Policy Influence Seek to influence policies through lobbying and advocacy. Influence policies through governance and legislation.
Representation Provide a voice for specific interest groups. Represent a wide range of societal interests.
Decision Making Do not make decisions on behalf of the entire population. Participate in the decision-making process through elected representatives.
Participation Approach Engage in protest, lobbying, and advocacy. Participate in elections, campaigns, and public outreach.
Structure Often decentralized with multiple groups for diverse issues. Hierarchical structure with clear leadership roles.
Public Perception Seen as focused on specific issues and causes. Seen as responsible for governing and policy-making.
Primary Function Seek to influence government decisions without governing.
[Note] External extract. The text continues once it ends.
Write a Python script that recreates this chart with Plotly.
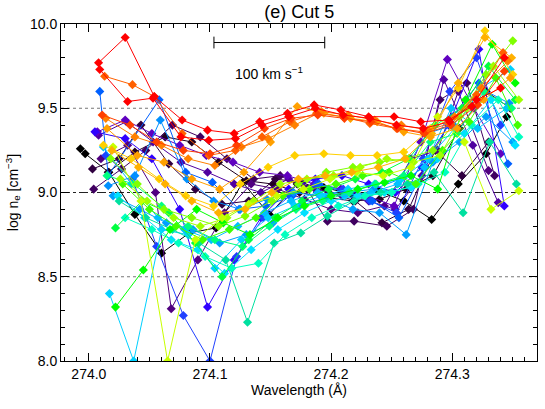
import plotly.graph_objects as go

# wavelength (A) and log density for each curve along the cut
colors = ["#000000", "#200020", "#300040", "#400060", "#500080", "#5000a0", "#6000c0",
          "#3000ff", "#2040ff", "#0060ff", "#0090ff", "#00a0ff", "#00c0ff", "#00d0ff",
          "#00e0ff", "#00e0a0", "#00ffc0", "#00ff80", "#00ff40", "#00ff00", "#40ff00",
          "#80ff00", "#a0ff00", "#c8ff00", "#ffd000", "#ffb000", "#ffa000", "#ff8000",
          "#ff6000", "#ff4000", "#ff0000", "#ff0000"]

wl = [
    [273.993, 273.997, 274.0165, 274.038, 274.060, 274.083, 274.105, 274.127, 274.149, 274.172, 274.194, 274.217, 274.239, 274.260, 274.283, 274.305, 274.328, 274.345],
    [274.016, 274.038, 274.063, 274.085, 274.107, 274.130, 274.152, 274.174, 274.196, 274.218, 274.240, 274.262, 274.284, 274.306, 274.328, 274.348],
    [274.003, 274.025, 274.043, 274.066, 274.088, 274.110, 274.132, 274.154, 274.176, 274.198, 274.220, 274.242, 274.264, 274.286, 274.308, 274.330],
    [274.004, 274.027, 274.047, 274.069, 274.092, 274.114, 274.136, 274.158, 274.180, 274.197, 274.219, 274.246, 274.268, 274.290, 274.312, 274.335],
    [274.010, 274.032, 274.055, 274.068, 274.090, 274.112, 274.134, 274.156, 274.178, 274.200, 274.222, 274.244, 274.266, 274.288, 274.305, 274.330],
    [274.008, 274.031, 274.053, 274.076, 274.098, 274.120, 274.142, 274.165, 274.187, 274.209, 274.231, 274.253, 274.275, 274.293, 274.317, 274.338],
    [274.007, 274.030, 274.052, 274.075, 274.097, 274.119, 274.141, 274.164, 274.186, 274.208, 274.230, 274.252, 274.274, 274.296, 274.318, 274.340],
    [274.005, 274.030, 274.052, 274.075, 274.098, 274.120, 274.142, 274.165, 274.187, 274.209, 274.231, 274.253, 274.275, 274.297, 274.322, 274.343],
    [274.014, 274.036, 274.056, 274.078, 274.100, 274.122, 274.144, 274.166, 274.188, 274.210, 274.232, 274.254, 274.276, 274.298, 274.320, 274.340],
    [274.009, 274.016, 274.058, 274.080, 274.102, 274.124, 274.146, 274.168, 274.190, 274.212, 274.234, 274.256, 274.278, 274.300, 274.322, 274.346],
    [274.016, 274.038, 274.059, 274.081, 274.103, 274.125, 274.147, 274.169, 274.191, 274.213, 274.235, 274.257, 274.279, 274.301, 274.323, 274.347],
    [274.020, 274.042, 274.064, 274.086, 274.108, 274.130, 274.152, 274.174, 274.196, 274.218, 274.240, 274.262, 274.284, 274.306, 274.328, 274.350],
    [274.012, 274.035, 274.057, 274.079, 274.101, 274.123, 274.145, 274.167, 274.189, 274.211, 274.233, 274.255, 274.277, 274.299, 274.321, 274.345],
    [274.017, 274.037, 274.060, 274.082, 274.104, 274.126, 274.148, 274.170, 274.192, 274.214, 274.236, 274.258, 274.280, 274.302, 274.324, 274.348],
    [274.024, 274.046, 274.068, 274.090, 274.112, 274.134, 274.156, 274.178, 274.200, 274.222, 274.244, 274.266, 274.288, 274.310, 274.332, 274.352],
    [274.025, 274.047, 274.069, 274.091, 274.113, 274.131, 274.153, 274.175, 274.197, 274.219, 274.241, 274.263, 274.285, 274.309, 274.331, 274.353],
    [274.030, 274.052, 274.074, 274.096, 274.118, 274.140, 274.162, 274.184, 274.206, 274.228, 274.250, 274.272, 274.294, 274.316, 274.338, 274.355],
    [274.015, 274.037, 274.060, 274.082, 274.104, 274.127, 274.149, 274.171, 274.193, 274.215, 274.237, 274.260, 274.282, 274.304, 274.326, 274.349],
    [274.022, 274.044, 274.066, 274.088, 274.110, 274.132, 274.154, 274.176, 274.198, 274.220, 274.242, 274.264, 274.286, 274.308, 274.330, 274.352],
    [274.022, 274.045, 274.067, 274.089, 274.111, 274.133, 274.156, 274.178, 274.200, 274.222, 274.244, 274.266, 274.288, 274.311, 274.333, 274.352],
    [274.028, 274.050, 274.072, 274.094, 274.116, 274.138, 274.160, 274.182, 274.204, 274.226, 274.248, 274.270, 274.292, 274.314, 274.336, 274.354],
    [274.018, 274.040, 274.062, 274.085, 274.107, 274.129, 274.151, 274.173, 274.196, 274.218, 274.240, 274.262, 274.284, 274.306, 274.328, 274.350],
    [274.026, 274.048, 274.070, 274.092, 274.114, 274.136, 274.158, 274.180, 274.202, 274.224, 274.246, 274.268, 274.290, 274.312, 274.334, 274.355],
    [274.020, 274.043, 274.065, 274.088, 274.110, 274.132, 274.155, 274.177, 274.199, 274.221, 274.243, 274.266, 274.288, 274.310, 274.332, 274.355],
    [274.012, 274.035, 274.058, 274.080, 274.103, 274.125, 274.148, 274.170, 274.194, 274.216, 274.238, 274.260, 274.282, 274.305, 274.327, 274.350],
    [274.019, 274.041, 274.063, 274.085, 274.107, 274.129, 274.151, 274.173, 274.195, 274.217, 274.239, 274.261, 274.283, 274.305, 274.327, 274.349],
    [274.015, 274.040, 274.062, 274.085, 274.108, 274.128, 274.150, 274.172, 274.194, 274.216, 274.238, 274.260, 274.282, 274.304, 274.326, 274.348],
    [274.014, 274.038, 274.060, 274.082, 274.104, 274.126, 274.148, 274.170, 274.192, 274.214, 274.236, 274.258, 274.280, 274.302, 274.324, 274.346],
    [274.013, 274.036, 274.054, 274.077, 274.099, 274.121, 274.143, 274.166, 274.188, 274.210, 274.232, 274.254, 274.276, 274.298, 274.320, 274.342],
    [274.011, 274.034, 274.056, 274.078, 274.100, 274.122, 274.145, 274.167, 274.189, 274.211, 274.233, 274.255, 274.277, 274.299, 274.321, 274.343],
    [274.009, 274.032, 274.053, 274.076, 274.099, 274.121, 274.143, 274.165, 274.187, 274.210, 274.232, 274.254, 274.276, 274.298, 274.320, 274.340],
    [274.008, 274.030, 274.054, 274.077, 274.098, 274.120, 274.141, 274.164, 274.186, 274.208, 274.231, 274.252, 274.274, 274.297, 274.316, 274.343],
]

logne = [
    [9.26, 9.23, 9.12, 8.87, 8.64, 8.76, 8.79, 9.06, 8.87, 9.05, 9.03, 8.99, 9.01, 8.95, 8.84, 9.05, 9.23, 9.45],
    [9.12, 9.24, 9.33, 9.30, 9.18, 9.07, 9.05, 9.00, 8.97, 8.95, 8.96, 9.02, 9.10, 9.38, 9.60, 9.50],
    [9.14, 9.20, 9.40, 9.17, 9.02, 8.93, 8.95, 9.08, 9.06, 9.00, 8.95, 8.82, 8.90, 9.25, 9.10, 9.30],
    [9.02, 9.14, 9.25, 9.40, 9.33, 9.20, 9.08, 9.10, 9.02, 8.83, 8.83, 8.80, 8.90, 9.55, 9.65, 9.10],
    [9.20, 9.28, 9.00, 8.31, 8.60, 8.88, 9.05, 9.02, 8.96, 8.90, 8.88, 8.92, 9.20, 9.25, 9.60, 9.13],
    [9.34, 9.42, 9.30, 9.18, 9.12, 9.05, 9.00, 9.08, 9.02, 8.98, 8.95, 8.90, 9.10, 9.67, 9.28, 8.94],
    [9.36, 9.43, 9.35, 9.28, 9.22, 9.18, 9.12, 9.10, 9.05, 9.02, 8.98, 8.92, 9.30, 9.79, 9.50, 9.23],
    [9.36, 9.32, 9.20, 8.90, 8.32, 8.60, 8.85, 9.02, 9.08, 9.10, 9.05, 9.00, 9.15, 9.40, 9.85, 8.92],
    [9.22, 9.08, 8.68, 8.27, 8.00, 8.62, 8.85, 8.98, 9.05, 9.02, 8.95, 8.88, 9.20, 9.60, 9.80, 9.40],
    [9.60, 9.10, 9.55, 9.12, 9.06, 8.90, 8.92, 8.98, 9.05, 9.00, 8.95, 8.85, 9.15, 9.45, 9.65, 9.17],
    [9.04, 9.10, 9.43, 9.08, 8.95, 8.90, 8.96, 9.00, 8.98, 9.00, 9.02, 9.08, 9.35, 9.40, 9.62, 9.53],
    [8.98, 8.90, 8.82, 8.78, 8.70, 8.75, 8.82, 8.92, 8.97, 8.90, 8.88, 8.75, 9.18, 9.30, 9.45, 9.30],
    [9.27, 9.05, 8.85, 8.78, 8.72, 8.80, 8.88, 8.95, 9.00, 8.98, 9.00, 9.05, 9.15, 9.50, 9.38, 9.50],
    [8.40, 8.00, 8.78, 8.75, 8.55, 8.72, 8.85, 8.92, 8.98, 9.02, 9.05, 9.08, 9.20, 9.38, 9.62, 9.73],
    [8.98, 8.85, 8.72, 8.66, 8.52, 8.66, 8.78, 8.88, 8.95, 8.98, 9.00, 9.03, 9.20, 9.35, 9.55, 9.28],
    [8.95, 8.85, 8.78, 8.70, 8.60, 8.23, 8.70, 8.76, 8.86, 8.95, 9.00, 9.05, 9.12, 8.88, 9.30, 9.05],
    [8.85, 8.78, 8.70, 8.62, 8.55, 8.58, 8.75, 8.85, 8.92, 8.98, 9.00, 9.05, 9.12, 9.40, 9.55, 9.33],
    [9.10, 9.05, 8.92, 8.80, 8.72, 8.68, 8.80, 8.90, 8.95, 9.00, 9.05, 9.10, 9.30, 9.35, 9.60, 9.50],
    [8.79, 8.95, 8.88, 8.70, 8.50, 8.72, 8.85, 8.95, 9.02, 9.08, 9.12, 9.20, 9.40, 9.50, 9.75, 9.55],
    [8.32, 8.54, 8.78, 8.90, 8.82, 8.75, 8.85, 8.92, 8.98, 9.02, 9.06, 9.10, 9.02, 9.55, 9.88, 9.65],
    [9.05, 8.90, 8.80, 8.72, 8.78, 8.85, 8.98, 9.02, 9.05, 9.10, 9.12, 9.05, 9.25, 9.42, 9.68, 9.40],
    [9.20, 9.05, 8.90, 8.85, 8.80, 8.86, 8.95, 9.05, 9.12, 9.15, 9.18, 9.20, 9.25, 9.45, 9.70, 9.90],
    [9.08, 8.95, 8.85, 8.80, 8.85, 8.95, 9.05, 9.08, 9.10, 9.15, 9.20, 9.18, 9.22, 9.50, 9.75, 9.55],
    [9.27, 8.95, 8.00, 8.72, 8.85, 8.93, 8.98, 9.02, 9.08, 9.12, 9.10, 9.15, 9.45, 9.30, 8.90, 9.01],
    [9.28, 9.20, 9.08, 8.98, 8.92, 9.05, 9.15, 9.22, 9.23, 9.22, 9.22, 9.24, 9.38, 9.62, 9.96, 9.70],
    [9.25, 9.15, 9.05, 8.95, 8.88, 8.90, 9.00, 9.08, 9.10, 9.12, 9.15, 9.20, 9.35, 9.65, 9.92, 9.80],
    [9.38, 9.22, 9.18, 9.08, 9.02, 9.12, 9.30, 9.51, 9.47, 9.44, 9.42, 9.36, 9.33, 9.38, 9.55, 9.68],
    [9.44, 9.33, 9.28, 9.20, 9.16, 9.27, 9.32, 9.40, 9.48, 9.46, 9.43, 9.40, 9.37, 9.45, 9.62, 9.78],
    [9.69, 9.64, 9.57, 9.35, 9.22, 9.25, 9.33, 9.42, 9.47, 9.45, 9.41, 9.38, 9.36, 9.41, 9.58, 9.83],
    [9.46, 9.40, 9.30, 9.25, 9.23, 9.28, 9.38, 9.44, 9.46, 9.44, 9.42, 9.38, 9.35, 9.40, 9.52, 9.72],
    [9.73, 9.54, 9.56, 9.33, 9.31, 9.32, 9.40, 9.45, 9.50, 9.46, 9.44, 9.40, 9.38, 9.42, 9.55, 9.62],
    [9.77, 9.92, 9.57, 9.43, 9.37, 9.35, 9.42, 9.47, 9.52, 9.49, 9.45, 9.45, 9.42, 9.43, 9.51, 9.80],
]

fig = go.Figure()

for x, y, c in zip(wl, logne, colors):
    fig.add_trace(go.Scatter(x=x, y=y, mode="lines+markers",
                             line=dict(color=c, width=1),
                             marker=dict(symbol="diamond", size=7, color=c),
                             showlegend=False))

# dotted reference levels
for lev, col, dash in [(9.5, "#777777", "dot"), (9.0, "#222222", "dashdot"), (8.5, "#777777", "dot")]:
    fig.add_shape(type="line", xref="paper", x0=0, x1=1, yref="y", y0=lev, y1=lev,
                  line=dict(color=col, width=1, dash=dash), layer="below")

# 100 km/s velocity scale bar
c_kms = 299792.458
bar_mid = 274.149
half = 274.2 * 100 / c_kms / 2
bar_y = 9.89
fig.add_shape(type="line", x0=bar_mid - half, x1=bar_mid + half, y0=bar_y, y1=bar_y,
              line=dict(color="black", width=1))
for xe in (bar_mid - half, bar_mid + half):
    fig.add_shape(type="line", x0=xe, x1=xe, y0=bar_y - 0.035, y1=bar_y + 0.035,
                  line=dict(color="black", width=1))
fig.add_annotation(x=bar_mid, y=9.71, text="100 km s<sup>\u22121</sup>", showarrow=False,
                   font=dict(size=14, color="black"))

axis_common = dict(showline=True, linecolor="black", linewidth=1, mirror="allticks",
                   ticks="inside", tickcolor="black", showgrid=False, zeroline=False,
                   automargin=False, tickfont=dict(size=14, color="black"))

fig.update_xaxes(range=[273.977, 274.370], dtick=0.1, tick0=274.0, ticklen=8, tickformat=".1f",
                 minor=dict(dtick=0.01, ticklen=4, ticks="inside", tickcolor="black"),
                 title=dict(text="Wavelength (\u00c5)", font=dict(size=14, color="black"), standoff=2),
                 **axis_common)
fig.update_yaxes(range=[8.0, 10.0], dtick=0.5, ticklen=8, tickformat=".1f",
                 minor=dict(dtick=0.1, ticklen=4, ticks="inside", tickcolor="black"),
                 title=dict(text="log n<sub>e</sub> [cm<sup>\u22123</sup>]", font=dict(size=14, color="black"), standoff=8),
                 **axis_common)

fig.update_layout(
    width=545, height=409,
    margin=dict(l=61, r=8, t=24, b=48),
    paper_bgcolor="white", plot_bgcolor="white",
    font=dict(family="Liberation Sans, Arial, sans-serif", color="black"),
    title=dict(text="(e) Cut 5", x=0.549, xanchor="center", y=0.972, yanchor="middle",
               font=dict(size=18, color="black")),
)

# page body margin off so the figure sits at the window origin
fig.write_html("out.html", config={"displayModeBar": False},
               post_script="document.body.style.margin='0';")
Aim to govern and implement policies as part of the government.

To conclude, pressure groups play a significant role in a democratic nation like India, offering an informal platform to address the diverse needs of various classes and sections of society. These groups enable citizens to voice their concerns and advocate for their interests, thereby contributing to a pluralistic and inclusive political environment.

However, it is essential to strike a balance in the pursuit of demands. While pressure groups have the right to advocate for their interests, it is crucial to ensure that their objectives align with the broader goals of the nation and do not undermine the principles of equity, justice, and social harmony.

Inclusivity and affirmative action remain essential to foster a vibrant and cohesive polity. The democratic process should be characterized by constructive engagement, where pressure groups contribute to the welfare of society as a whole, rather than promoting divisive or illogical demands.

Ultimately, when pressure groups and the government work in synergy, respecting democratic values and the interests of all citizens, the nation can progress towards a more prosperous and harmonious future. Emphasizing the importance of inclusive and thoughtful advocacy will ensure that pressure groups continue to play a valuable role in shaping India’s democratic journey.